Task statement:
Copy out every line exactly, passing over the pictures.
-- Start --
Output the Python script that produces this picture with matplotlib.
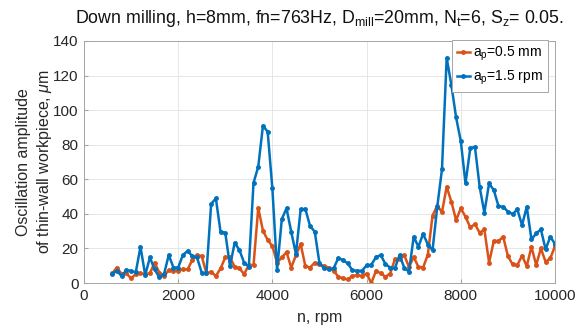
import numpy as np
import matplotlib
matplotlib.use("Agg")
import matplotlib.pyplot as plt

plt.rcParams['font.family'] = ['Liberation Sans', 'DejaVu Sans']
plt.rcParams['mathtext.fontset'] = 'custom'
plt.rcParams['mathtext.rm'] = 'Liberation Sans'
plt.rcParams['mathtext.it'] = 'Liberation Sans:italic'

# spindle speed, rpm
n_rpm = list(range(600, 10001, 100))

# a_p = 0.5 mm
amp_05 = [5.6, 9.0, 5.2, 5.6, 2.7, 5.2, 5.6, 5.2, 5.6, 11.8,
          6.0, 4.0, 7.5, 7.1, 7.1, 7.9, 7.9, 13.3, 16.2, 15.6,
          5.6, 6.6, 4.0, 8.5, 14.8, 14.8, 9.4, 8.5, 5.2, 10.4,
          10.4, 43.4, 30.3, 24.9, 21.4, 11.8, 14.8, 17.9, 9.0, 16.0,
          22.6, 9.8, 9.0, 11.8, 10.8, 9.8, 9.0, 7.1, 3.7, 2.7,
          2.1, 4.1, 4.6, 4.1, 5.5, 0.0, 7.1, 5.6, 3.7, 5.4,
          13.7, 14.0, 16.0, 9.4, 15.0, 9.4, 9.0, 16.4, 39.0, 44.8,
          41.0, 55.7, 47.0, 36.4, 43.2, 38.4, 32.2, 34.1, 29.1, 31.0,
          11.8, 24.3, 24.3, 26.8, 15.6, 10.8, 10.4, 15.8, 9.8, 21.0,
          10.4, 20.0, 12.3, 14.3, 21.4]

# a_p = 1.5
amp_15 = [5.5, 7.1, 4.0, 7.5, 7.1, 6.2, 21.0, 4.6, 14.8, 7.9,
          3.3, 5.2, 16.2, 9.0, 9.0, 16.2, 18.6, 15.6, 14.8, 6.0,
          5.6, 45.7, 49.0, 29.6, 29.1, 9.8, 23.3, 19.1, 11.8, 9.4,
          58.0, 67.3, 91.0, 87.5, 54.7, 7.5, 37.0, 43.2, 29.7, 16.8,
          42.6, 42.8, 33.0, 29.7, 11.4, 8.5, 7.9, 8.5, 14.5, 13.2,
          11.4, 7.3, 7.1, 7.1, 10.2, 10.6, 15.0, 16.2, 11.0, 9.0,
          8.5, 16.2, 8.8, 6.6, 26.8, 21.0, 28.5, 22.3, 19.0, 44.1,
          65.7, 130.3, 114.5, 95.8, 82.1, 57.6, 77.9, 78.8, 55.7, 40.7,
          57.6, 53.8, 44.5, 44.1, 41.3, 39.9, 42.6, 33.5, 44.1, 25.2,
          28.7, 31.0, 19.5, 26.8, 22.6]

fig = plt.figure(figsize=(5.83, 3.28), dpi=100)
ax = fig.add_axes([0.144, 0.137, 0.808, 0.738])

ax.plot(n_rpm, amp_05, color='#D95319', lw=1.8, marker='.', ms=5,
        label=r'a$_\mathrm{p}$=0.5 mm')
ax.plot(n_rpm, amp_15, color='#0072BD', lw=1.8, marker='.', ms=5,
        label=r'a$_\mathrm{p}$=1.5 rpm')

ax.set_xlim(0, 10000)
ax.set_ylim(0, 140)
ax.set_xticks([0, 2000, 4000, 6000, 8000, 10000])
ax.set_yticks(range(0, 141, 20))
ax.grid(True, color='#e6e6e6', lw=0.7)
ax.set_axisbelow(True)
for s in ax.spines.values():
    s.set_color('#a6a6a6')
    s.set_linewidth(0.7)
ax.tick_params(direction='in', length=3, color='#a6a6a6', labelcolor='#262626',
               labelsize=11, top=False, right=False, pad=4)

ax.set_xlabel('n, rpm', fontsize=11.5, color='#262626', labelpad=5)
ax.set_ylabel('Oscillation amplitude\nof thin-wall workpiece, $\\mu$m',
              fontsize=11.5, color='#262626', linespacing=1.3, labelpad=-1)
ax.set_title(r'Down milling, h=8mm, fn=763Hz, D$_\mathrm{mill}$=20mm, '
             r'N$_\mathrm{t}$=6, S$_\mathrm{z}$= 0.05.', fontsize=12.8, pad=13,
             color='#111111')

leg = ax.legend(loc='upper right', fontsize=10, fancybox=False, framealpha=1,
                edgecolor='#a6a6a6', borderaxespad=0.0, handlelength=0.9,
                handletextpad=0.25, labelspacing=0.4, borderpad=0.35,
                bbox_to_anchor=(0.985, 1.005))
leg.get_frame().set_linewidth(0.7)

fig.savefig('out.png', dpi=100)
-- End --
Final result:
Output the Python script that produces this picture with matplotlib.
import numpy as np
import matplotlib
matplotlib.use("Agg")
import matplotlib.pyplot as plt

plt.rcParams['font.family'] = ['Liberation Sans', 'DejaVu Sans']
plt.rcParams['mathtext.fontset'] = 'custom'
plt.rcParams['mathtext.rm'] = 'Liberation Sans'
plt.rcParams['mathtext.it'] = 'Liberation Sans:italic'

# spindle speed, rpm
n_rpm = list(range(600, 10001, 100))

# a_p = 0.5 mm
amp_05 = [5.6, 9.0, 5.2, 5.6, 2.7, 5.2, 5.6, 5.2, 5.6, 11.8,
          6.0, 4.0, 7.5, 7.1, 7.1, 7.9, 7.9, 13.3, 16.2, 15.6,
          5.6, 6.6, 4.0, 8.5, 14.8, 14.8, 9.4, 8.5, 5.2, 10.4,
          10.4, 43.4, 30.3, 24.9, 21.4, 11.8, 14.8, 17.9, 9.0, 16.0,
          22.6, 9.8, 9.0, 11.8, 10.8, 9.8, 9.0, 7.1, 3.7, 2.7,
          2.1, 4.1, 4.6, 4.1, 5.5, 0.0, 7.1, 5.6, 3.7, 5.4,
          13.7, 14.0, 16.0, 9.4, 15.0, 9.4, 9.0, 16.4, 39.0, 44.8,
          41.0, 55.7, 47.0, 36.4, 43.2, 38.4, 32.2, 34.1, 29.1, 31.0,
          11.8, 24.3, 24.3, 26.8, 15.6, 10.8, 10.4, 15.8, 9.8, 21.0,
          10.4, 20.0, 12.3, 14.3, 21.4]

# a_p = 1.5
amp_15 = [5.5, 7.1, 4.0, 7.5, 7.1, 6.2, 21.0, 4.6, 14.8, 7.9,
          3.3, 5.2, 16.2, 9.0, 9.0, 16.2, 18.6, 15.6, 14.8, 6.0,
          5.6, 45.7, 49.0, 29.6, 29.1, 9.8, 23.3, 19.1, 11.8, 9.4,
          58.0, 67.3, 91.0, 87.5, 54.7, 7.5, 37.0, 43.2, 29.7, 16.8,
          42.6, 42.8, 33.0, 29.7, 11.4, 8.5, 7.9, 8.5, 14.5, 13.2,
          11.4, 7.3, 7.1, 7.1, 10.2, 10.6, 15.0, 16.2, 11.0, 9.0,
          8.5, 16.2, 8.8, 6.6, 26.8, 21.0, 28.5, 22.3, 19.0, 44.1,
          65.7, 130.3, 114.5, 95.8, 82.1, 57.6, 77.9, 78.8, 55.7, 40.7,
          57.6, 53.8, 44.5, 44.1, 41.3, 39.9, 42.6, 33.5, 44.1, 25.2,
          28.7, 31.0, 19.5, 26.8, 22.6]

fig = plt.figure(figsize=(5.83, 3.28), dpi=100)
ax = fig.add_axes([0.144, 0.137, 0.808, 0.738])

ax.plot(n_rpm, amp_05, color='#D95319', lw=1.8, marker='.', ms=5,
        label=r'a$_\mathrm{p}$=0.5 mm')
ax.plot(n_rpm, amp_15, color='#0072BD', lw=1.8, marker='.', ms=5,
        label=r'a$_\mathrm{p}$=1.5 rpm')

ax.set_xlim(0, 10000)
ax.set_ylim(0, 140)
ax.set_xticks([0, 2000, 4000, 6000, 8000, 10000])
ax.set_yticks(range(0, 141, 20))
ax.grid(True, color='#e6e6e6', lw=0.7)
ax.set_axisbelow(True)
for s in ax.spines.values():
    s.set_color('#a6a6a6')
    s.set_linewidth(0.7)
ax.tick_params(direction='in', length=3, color='#a6a6a6', labelcolor='#262626',
               labelsize=11, top=False, right=False, pad=4)

ax.set_xlabel('n, rpm', fontsize=11.5, color='#262626', labelpad=5)
ax.set_ylabel('Oscillation amplitude\nof thin-wall workpiece, $\\mu$m',
              fontsize=11.5, color='#262626', linespacing=1.3, labelpad=-1)
ax.set_title(r'Down milling, h=8mm, fn=763Hz, D$_\mathrm{mill}$=20mm, '
             r'N$_\mathrm{t}$=6, S$_\mathrm{z}$= 0.05.', fontsize=12.8, pad=13,
             color='#111111')

leg = ax.legend(loc='upper right', fontsize=10, fancybox=False, framealpha=1,
                edgecolor='#a6a6a6', borderaxespad=0.0, handlelength=0.9,
                handletextpad=0.25, labelspacing=0.4, borderpad=0.35,
                bbox_to_anchor=(0.985, 1.005))
leg.get_frame().set_linewidth(0.7)

fig.savefig('out.png', dpi=100)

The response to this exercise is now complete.